● YOUR OBJECTIVE
Reproduce exactly the lines starting at the line that contains "Recreate this image" and ending at the line that contains "(0,0) rectangle (981,521);". Omit pictures.

● MATERIAL
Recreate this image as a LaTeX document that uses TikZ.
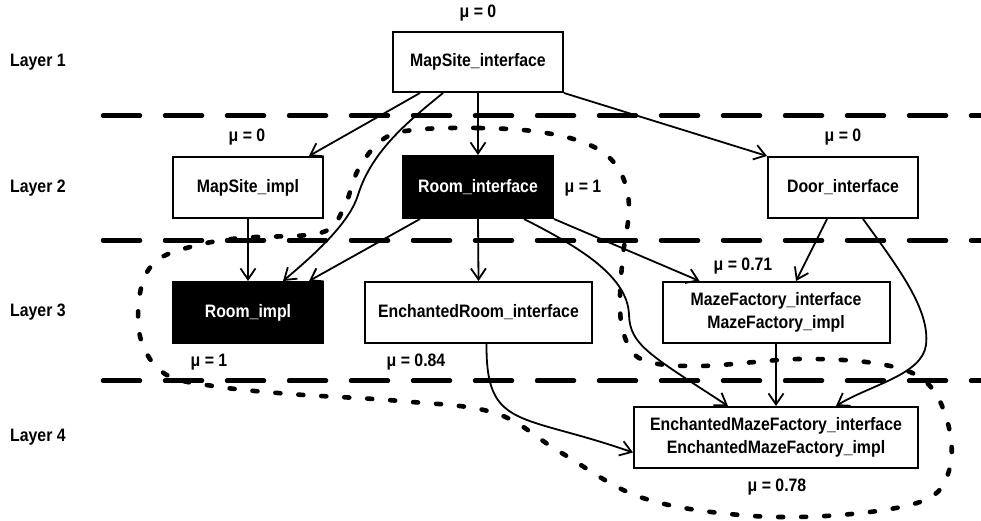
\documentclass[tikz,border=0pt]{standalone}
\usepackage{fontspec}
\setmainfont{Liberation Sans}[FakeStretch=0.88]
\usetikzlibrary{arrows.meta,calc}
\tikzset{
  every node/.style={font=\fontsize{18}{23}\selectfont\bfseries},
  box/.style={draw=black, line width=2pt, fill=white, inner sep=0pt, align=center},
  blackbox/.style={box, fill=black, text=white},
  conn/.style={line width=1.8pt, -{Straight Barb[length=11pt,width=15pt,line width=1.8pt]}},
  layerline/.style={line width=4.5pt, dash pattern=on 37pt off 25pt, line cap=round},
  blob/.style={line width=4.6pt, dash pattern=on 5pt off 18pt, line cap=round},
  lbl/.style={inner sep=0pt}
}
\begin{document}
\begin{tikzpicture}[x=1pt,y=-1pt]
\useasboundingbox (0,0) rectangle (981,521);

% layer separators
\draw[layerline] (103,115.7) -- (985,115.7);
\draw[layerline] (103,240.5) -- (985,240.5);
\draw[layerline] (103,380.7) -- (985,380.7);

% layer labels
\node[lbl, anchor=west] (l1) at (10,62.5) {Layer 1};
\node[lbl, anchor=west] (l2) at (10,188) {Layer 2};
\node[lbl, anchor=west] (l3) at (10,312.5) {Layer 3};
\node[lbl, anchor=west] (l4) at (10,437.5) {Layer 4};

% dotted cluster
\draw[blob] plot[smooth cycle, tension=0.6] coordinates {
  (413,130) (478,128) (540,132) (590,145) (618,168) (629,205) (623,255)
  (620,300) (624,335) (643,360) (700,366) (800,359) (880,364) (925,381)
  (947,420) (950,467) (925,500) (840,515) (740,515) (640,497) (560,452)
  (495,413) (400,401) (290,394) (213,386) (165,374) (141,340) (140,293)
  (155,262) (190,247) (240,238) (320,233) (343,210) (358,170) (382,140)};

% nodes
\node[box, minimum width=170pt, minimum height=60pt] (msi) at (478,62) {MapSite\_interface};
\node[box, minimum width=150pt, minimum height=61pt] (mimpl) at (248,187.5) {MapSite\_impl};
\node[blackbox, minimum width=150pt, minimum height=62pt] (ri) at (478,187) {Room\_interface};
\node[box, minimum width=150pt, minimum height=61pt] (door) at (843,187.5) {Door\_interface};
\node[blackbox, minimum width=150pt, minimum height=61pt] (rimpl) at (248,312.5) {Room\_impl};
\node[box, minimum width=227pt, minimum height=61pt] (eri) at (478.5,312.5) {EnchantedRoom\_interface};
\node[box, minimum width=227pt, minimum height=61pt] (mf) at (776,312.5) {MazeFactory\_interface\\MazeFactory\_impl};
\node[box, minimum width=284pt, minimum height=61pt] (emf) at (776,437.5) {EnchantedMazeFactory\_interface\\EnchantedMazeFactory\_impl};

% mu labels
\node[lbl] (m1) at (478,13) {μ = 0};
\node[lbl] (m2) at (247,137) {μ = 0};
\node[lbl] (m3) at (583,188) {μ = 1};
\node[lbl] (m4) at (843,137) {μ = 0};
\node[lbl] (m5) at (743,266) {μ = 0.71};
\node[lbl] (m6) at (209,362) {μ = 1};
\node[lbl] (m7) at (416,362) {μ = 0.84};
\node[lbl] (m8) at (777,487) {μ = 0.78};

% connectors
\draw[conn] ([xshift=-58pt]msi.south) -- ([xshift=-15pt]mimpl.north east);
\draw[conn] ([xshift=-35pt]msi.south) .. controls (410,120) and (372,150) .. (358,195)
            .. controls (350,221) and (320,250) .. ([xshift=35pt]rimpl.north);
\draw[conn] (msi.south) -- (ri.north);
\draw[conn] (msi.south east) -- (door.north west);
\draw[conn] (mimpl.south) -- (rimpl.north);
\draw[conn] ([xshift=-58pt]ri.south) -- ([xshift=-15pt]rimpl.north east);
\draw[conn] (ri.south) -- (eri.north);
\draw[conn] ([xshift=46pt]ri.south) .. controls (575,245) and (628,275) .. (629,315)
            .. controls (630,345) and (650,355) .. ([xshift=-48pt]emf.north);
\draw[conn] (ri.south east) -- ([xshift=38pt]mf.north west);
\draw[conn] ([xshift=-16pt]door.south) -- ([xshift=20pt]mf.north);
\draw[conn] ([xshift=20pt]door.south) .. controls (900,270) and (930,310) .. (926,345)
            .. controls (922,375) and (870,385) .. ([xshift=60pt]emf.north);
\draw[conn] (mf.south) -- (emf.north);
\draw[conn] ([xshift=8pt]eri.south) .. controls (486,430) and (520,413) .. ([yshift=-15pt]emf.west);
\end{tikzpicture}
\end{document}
==
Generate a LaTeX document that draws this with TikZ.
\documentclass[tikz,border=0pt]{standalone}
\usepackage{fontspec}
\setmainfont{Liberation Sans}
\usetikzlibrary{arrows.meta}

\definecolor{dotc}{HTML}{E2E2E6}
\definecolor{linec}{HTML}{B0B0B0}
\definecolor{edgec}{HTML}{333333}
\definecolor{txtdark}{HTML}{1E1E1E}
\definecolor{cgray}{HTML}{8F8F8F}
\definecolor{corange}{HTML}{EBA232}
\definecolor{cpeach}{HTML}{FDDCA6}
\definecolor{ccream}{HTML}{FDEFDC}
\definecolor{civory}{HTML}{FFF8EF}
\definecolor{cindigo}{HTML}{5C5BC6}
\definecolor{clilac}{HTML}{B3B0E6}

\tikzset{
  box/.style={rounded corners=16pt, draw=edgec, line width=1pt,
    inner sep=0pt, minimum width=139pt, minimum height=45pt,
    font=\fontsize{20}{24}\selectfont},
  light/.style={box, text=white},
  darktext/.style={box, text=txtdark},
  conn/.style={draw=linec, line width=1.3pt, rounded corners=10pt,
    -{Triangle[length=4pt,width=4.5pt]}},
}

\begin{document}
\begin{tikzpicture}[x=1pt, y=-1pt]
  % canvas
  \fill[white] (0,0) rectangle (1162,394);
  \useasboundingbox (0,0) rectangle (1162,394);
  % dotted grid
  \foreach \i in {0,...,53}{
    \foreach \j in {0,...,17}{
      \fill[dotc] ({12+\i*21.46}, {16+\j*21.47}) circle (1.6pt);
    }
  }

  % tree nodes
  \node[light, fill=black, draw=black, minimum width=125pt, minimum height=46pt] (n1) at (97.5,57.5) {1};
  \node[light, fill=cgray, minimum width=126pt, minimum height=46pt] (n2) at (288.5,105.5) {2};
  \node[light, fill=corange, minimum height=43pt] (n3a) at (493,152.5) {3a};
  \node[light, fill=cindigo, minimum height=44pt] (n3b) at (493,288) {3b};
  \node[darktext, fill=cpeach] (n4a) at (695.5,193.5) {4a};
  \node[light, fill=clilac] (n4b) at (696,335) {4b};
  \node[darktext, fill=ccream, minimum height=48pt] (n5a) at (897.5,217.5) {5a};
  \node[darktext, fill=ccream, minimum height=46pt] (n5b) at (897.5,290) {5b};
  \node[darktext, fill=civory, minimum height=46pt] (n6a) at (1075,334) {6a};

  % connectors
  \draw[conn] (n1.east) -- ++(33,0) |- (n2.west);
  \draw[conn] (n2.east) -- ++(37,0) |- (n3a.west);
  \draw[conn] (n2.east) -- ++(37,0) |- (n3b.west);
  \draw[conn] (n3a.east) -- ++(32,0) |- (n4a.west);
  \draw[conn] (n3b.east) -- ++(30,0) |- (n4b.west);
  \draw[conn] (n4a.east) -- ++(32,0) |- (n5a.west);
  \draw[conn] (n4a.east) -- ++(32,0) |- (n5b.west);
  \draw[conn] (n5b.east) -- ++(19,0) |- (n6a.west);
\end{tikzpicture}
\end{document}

● WRITTEN SOLUTION
Recreate this image as a LaTeX document that uses TikZ.
\documentclass[tikz,border=0pt]{standalone}
\usepackage{fontspec}
\setmainfont{Liberation Sans}[FakeStretch=0.88]
\usetikzlibrary{arrows.meta,calc}
\tikzset{
  every node/.style={font=\fontsize{18}{23}\selectfont\bfseries},
  box/.style={draw=black, line width=2pt, fill=white, inner sep=0pt, align=center},
  blackbox/.style={box, fill=black, text=white},
  conn/.style={line width=1.8pt, -{Straight Barb[length=11pt,width=15pt,line width=1.8pt]}},
  layerline/.style={line width=4.5pt, dash pattern=on 37pt off 25pt, line cap=round},
  blob/.style={line width=4.6pt, dash pattern=on 5pt off 18pt, line cap=round},
  lbl/.style={inner sep=0pt}
}
\begin{document}
\begin{tikzpicture}[x=1pt,y=-1pt]
\useasboundingbox (0,0) rectangle (981,521);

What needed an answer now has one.